● **Written problem**: Reproduce the lines exactly, beginning with the line that has "Clone this diagram in TikZ." and ending with the line that has "(root) at (475,42)". Images are left out.

● **Records for the task**:
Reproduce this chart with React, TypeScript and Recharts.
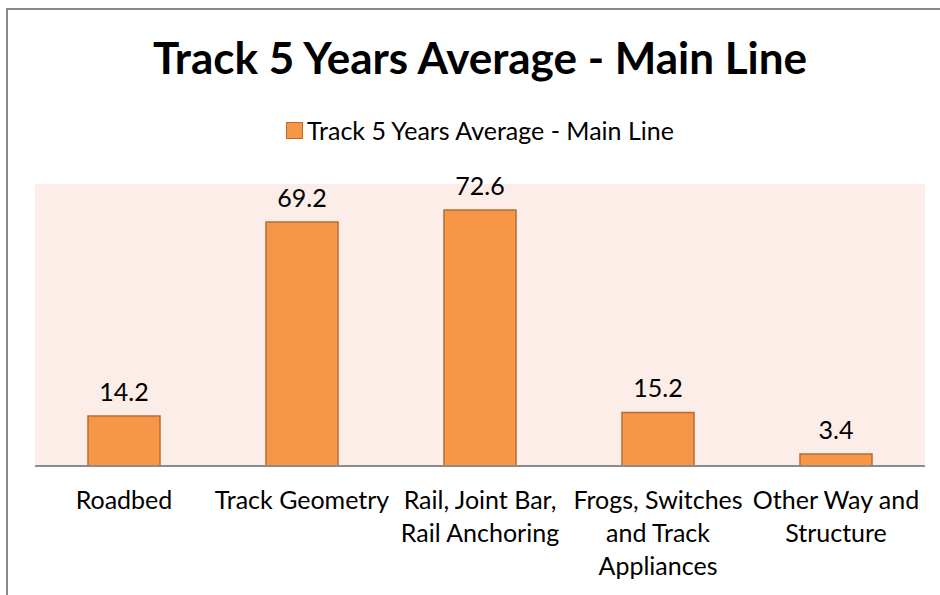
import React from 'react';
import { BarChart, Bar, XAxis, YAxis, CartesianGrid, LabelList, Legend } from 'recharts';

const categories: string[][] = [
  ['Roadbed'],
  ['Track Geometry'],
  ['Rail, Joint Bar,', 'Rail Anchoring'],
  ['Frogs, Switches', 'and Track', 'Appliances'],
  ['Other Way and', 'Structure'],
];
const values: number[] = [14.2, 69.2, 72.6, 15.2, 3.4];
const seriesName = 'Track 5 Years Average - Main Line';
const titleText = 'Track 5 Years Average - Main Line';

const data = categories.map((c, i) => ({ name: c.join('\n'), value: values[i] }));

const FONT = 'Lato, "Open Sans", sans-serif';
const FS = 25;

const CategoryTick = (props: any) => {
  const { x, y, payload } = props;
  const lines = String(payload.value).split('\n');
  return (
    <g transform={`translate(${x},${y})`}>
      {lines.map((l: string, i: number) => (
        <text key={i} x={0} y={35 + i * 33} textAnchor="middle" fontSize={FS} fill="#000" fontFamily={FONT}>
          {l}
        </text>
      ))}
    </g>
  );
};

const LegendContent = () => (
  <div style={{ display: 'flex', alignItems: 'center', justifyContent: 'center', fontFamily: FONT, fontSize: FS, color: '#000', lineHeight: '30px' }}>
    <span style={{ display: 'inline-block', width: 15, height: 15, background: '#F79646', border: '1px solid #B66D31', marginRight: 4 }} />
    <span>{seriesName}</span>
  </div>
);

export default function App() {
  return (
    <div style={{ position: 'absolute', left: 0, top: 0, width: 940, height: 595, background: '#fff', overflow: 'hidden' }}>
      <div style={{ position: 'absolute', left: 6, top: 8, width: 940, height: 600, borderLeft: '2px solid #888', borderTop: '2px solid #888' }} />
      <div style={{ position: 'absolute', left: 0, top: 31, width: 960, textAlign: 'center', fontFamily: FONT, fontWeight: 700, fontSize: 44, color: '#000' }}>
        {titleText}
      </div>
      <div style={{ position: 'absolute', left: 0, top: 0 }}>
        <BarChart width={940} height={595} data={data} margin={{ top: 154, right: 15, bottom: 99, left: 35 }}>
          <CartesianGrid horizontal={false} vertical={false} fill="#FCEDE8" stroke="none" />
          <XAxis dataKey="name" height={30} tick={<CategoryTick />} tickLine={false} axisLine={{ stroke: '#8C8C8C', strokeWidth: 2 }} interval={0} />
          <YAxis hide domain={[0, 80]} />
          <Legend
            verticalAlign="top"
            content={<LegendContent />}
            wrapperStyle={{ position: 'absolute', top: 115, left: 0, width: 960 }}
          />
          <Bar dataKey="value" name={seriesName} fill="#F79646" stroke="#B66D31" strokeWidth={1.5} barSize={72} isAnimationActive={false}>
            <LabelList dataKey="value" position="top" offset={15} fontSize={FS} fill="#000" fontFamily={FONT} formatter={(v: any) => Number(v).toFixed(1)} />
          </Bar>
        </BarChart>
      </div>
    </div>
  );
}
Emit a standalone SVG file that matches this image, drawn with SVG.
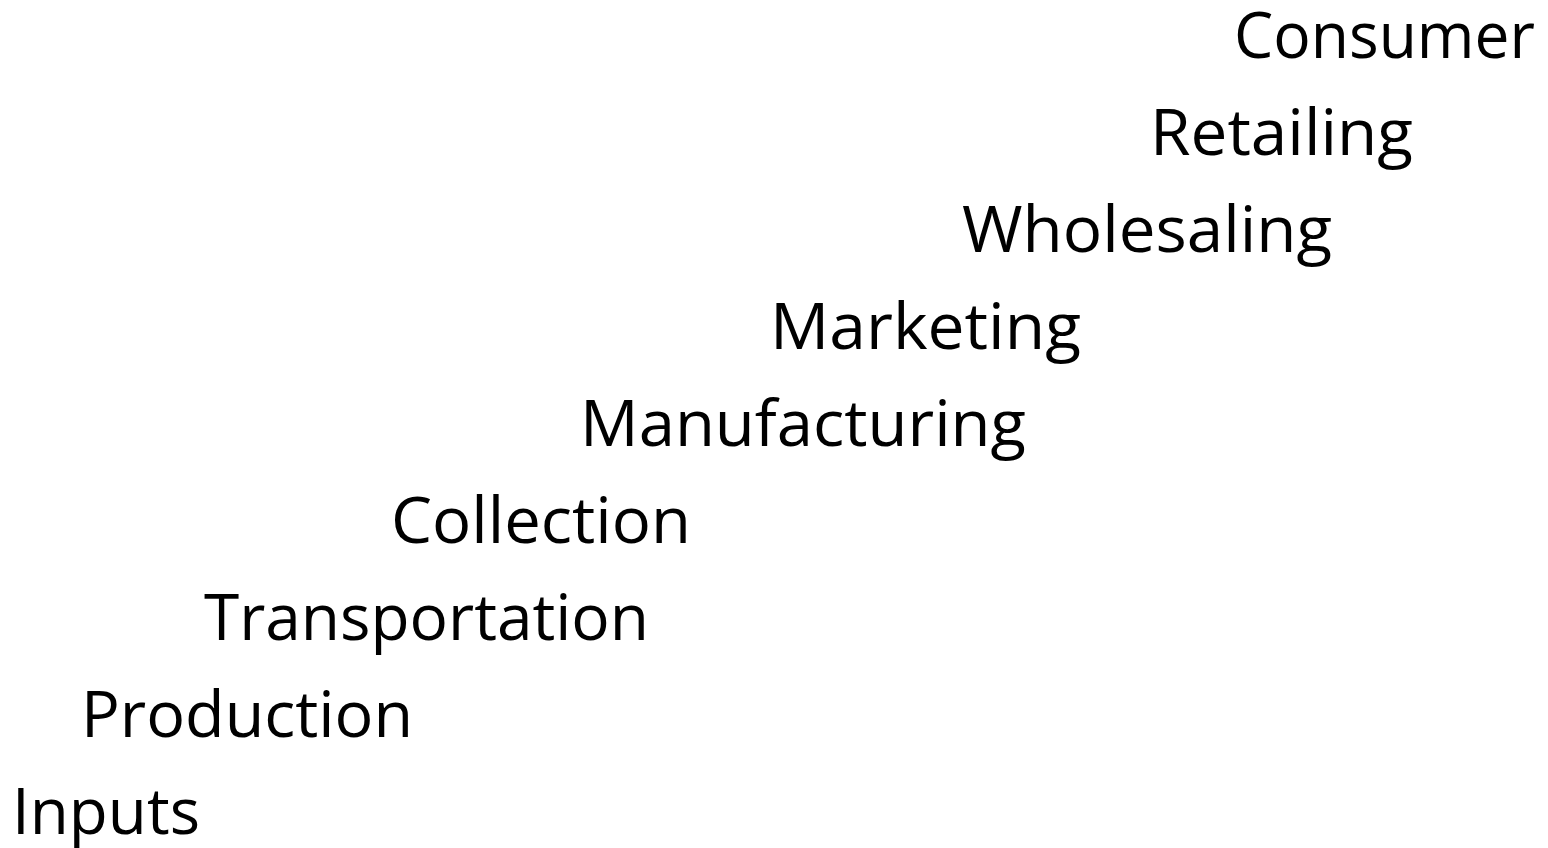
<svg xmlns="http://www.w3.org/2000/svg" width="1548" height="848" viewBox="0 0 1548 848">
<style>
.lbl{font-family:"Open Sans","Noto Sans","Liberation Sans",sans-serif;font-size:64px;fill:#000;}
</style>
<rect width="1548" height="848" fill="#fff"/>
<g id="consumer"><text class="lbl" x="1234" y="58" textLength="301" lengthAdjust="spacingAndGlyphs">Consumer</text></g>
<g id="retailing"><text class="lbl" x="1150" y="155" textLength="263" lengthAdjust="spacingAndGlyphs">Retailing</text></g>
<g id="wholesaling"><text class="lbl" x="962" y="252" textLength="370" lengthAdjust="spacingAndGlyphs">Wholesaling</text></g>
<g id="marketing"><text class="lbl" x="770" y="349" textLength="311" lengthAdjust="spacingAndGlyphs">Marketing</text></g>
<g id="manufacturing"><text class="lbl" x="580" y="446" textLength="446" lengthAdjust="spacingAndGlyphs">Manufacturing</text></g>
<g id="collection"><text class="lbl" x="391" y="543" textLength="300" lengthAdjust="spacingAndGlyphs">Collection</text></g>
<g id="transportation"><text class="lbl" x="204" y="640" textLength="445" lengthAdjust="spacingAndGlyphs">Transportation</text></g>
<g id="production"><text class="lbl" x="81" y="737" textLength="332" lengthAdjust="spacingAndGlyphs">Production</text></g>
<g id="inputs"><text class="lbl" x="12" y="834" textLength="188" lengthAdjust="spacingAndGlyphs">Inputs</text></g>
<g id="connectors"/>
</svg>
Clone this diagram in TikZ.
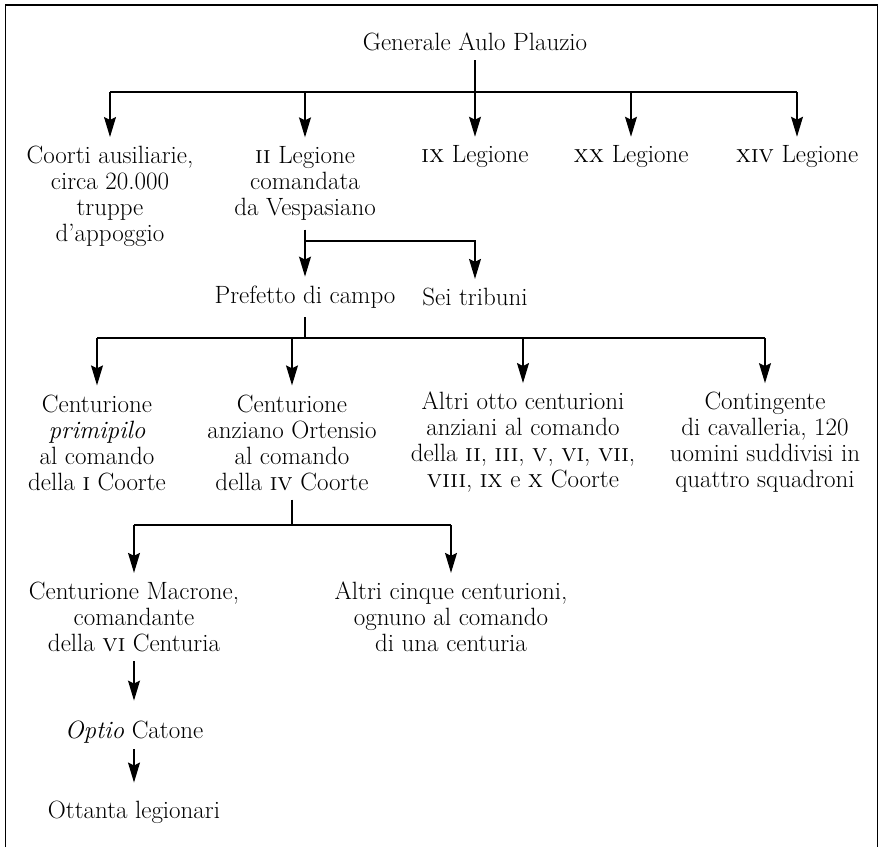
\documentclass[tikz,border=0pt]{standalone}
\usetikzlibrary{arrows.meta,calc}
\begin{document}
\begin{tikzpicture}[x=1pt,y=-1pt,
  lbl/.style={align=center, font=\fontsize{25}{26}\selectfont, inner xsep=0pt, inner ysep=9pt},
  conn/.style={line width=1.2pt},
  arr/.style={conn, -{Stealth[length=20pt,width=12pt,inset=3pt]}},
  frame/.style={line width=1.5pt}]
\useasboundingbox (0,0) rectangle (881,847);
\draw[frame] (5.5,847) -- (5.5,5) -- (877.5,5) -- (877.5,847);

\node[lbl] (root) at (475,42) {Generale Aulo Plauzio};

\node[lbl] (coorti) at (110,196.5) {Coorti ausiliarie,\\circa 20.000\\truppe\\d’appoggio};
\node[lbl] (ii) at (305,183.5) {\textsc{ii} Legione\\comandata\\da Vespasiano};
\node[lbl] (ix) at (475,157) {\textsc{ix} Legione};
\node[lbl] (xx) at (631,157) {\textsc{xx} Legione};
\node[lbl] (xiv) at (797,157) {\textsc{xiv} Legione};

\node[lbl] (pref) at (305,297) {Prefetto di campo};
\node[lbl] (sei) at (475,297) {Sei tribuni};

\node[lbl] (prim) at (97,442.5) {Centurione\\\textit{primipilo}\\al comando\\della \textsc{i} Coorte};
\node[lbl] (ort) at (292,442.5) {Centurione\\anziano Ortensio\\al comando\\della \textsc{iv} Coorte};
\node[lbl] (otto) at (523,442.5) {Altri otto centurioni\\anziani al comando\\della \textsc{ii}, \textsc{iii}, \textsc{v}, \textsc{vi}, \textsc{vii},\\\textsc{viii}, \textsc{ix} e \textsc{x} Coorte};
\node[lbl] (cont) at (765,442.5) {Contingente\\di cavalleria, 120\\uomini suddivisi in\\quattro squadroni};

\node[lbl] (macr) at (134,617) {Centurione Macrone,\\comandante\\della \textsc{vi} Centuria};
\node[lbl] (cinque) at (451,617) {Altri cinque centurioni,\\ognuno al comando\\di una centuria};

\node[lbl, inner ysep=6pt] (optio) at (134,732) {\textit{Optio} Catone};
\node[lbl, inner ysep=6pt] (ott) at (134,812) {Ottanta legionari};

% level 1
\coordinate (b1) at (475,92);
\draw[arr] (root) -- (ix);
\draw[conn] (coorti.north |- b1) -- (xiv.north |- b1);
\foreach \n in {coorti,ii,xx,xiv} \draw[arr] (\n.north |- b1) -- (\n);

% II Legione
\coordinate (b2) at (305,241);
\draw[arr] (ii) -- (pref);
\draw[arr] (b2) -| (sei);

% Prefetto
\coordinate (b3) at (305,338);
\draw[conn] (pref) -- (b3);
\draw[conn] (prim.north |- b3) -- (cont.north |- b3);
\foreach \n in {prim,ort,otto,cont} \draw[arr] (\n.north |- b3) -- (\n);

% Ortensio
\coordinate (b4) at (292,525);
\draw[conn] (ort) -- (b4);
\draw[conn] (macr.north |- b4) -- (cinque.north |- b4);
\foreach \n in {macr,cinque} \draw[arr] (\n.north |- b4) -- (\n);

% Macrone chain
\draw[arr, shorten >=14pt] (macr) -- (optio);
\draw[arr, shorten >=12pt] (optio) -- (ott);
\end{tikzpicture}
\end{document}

● **Complete output**:
Clone this diagram in TikZ.
\documentclass[tikz,border=0pt]{standalone}
\usetikzlibrary{arrows.meta,calc}
\begin{document}
\begin{tikzpicture}[x=1pt,y=-1pt,
  lbl/.style={align=center, font=\fontsize{25}{26}\selectfont, inner xsep=0pt, inner ysep=9pt},
  conn/.style={line width=1.2pt},
  arr/.style={conn, -{Stealth[length=20pt,width=12pt,inset=3pt]}},
  frame/.style={line width=1.5pt}]
\useasboundingbox (0,0) rectangle (881,847);
\draw[frame] (5.5,847) -- (5.5,5) -- (877.5,5) -- (877.5,847);

\node[lbl] (root) at (475,42) {Generale Aulo Plauzio};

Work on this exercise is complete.